Mark, also called John Mark was a Coworker of Paul and Gospel Writer. He is also known to be Peter’s interpreter.
Luke alone is with me. Get Mark and bring him with you, for he is very useful to me for ministry. 2 TIMOTHY 4:11 ESV
Mark (also called John Mark) is a shining example of the power of God to redeem failed disciples. If you read only the book of Acts, you might come away thinking that Mark was simply another sad example of an unfaithful believer gone astray, and that was the end of the story. Not true.
Mark was a relative of Barnabas (Colossians 4:10) and was among the
first believers in the early church. He accompanied Paul and Barnabas on their first missionary journey (Acts 13:5), but it seems that when things got rough, Mark decided to pack up and head home to Jerusalem (Acts 13:13; 15:37–38). Later, when Paul and Barnabas were considering making a second missionary journey, Paul was firmly decided that Mark should not be allowed to come (Acts 15:39).
Fortunately, the story doesn’t end there. Barnabas, the great encourager, took Mark along to Cyprus, perhaps on a second missionary trip through Barnabas’s home region (Acts 15:39). Apparently this second opportunity for Mark to show himself faithful paid off, because by the time Paul wrote Colossians and Philemon, he was referring to Mark as his fellow worker (Colossians 4:10; Philemon 1:24). Paul’s great regard for Mark comes through most clearly late in his life in his second letter to Timothy, where Paul describes Mark as helpful in the ministry (2 Timothy 4:11). Even Peter later referred to Mark as a son (1 Peter)

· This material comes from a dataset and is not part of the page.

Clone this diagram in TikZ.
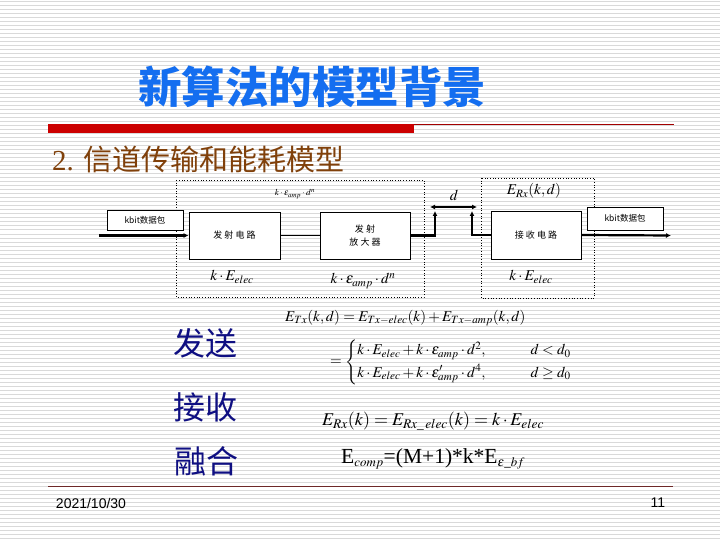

Church tradition says that Mark composed the second Gospel from Peter’s sermons. In the first half of the second century, an early church leader named Papias wrote, “Mark, having become the interpreter of Peter, wrote down accurately whatsoever he remembered. It was not, however, in exact order that he related the sayings or deeds of Christ. For he neither heard the Lord nor accompanied Him. But afterwards, as I said, he accompanied Peter, who accommodated his instructions to the necessities [of his hearers].”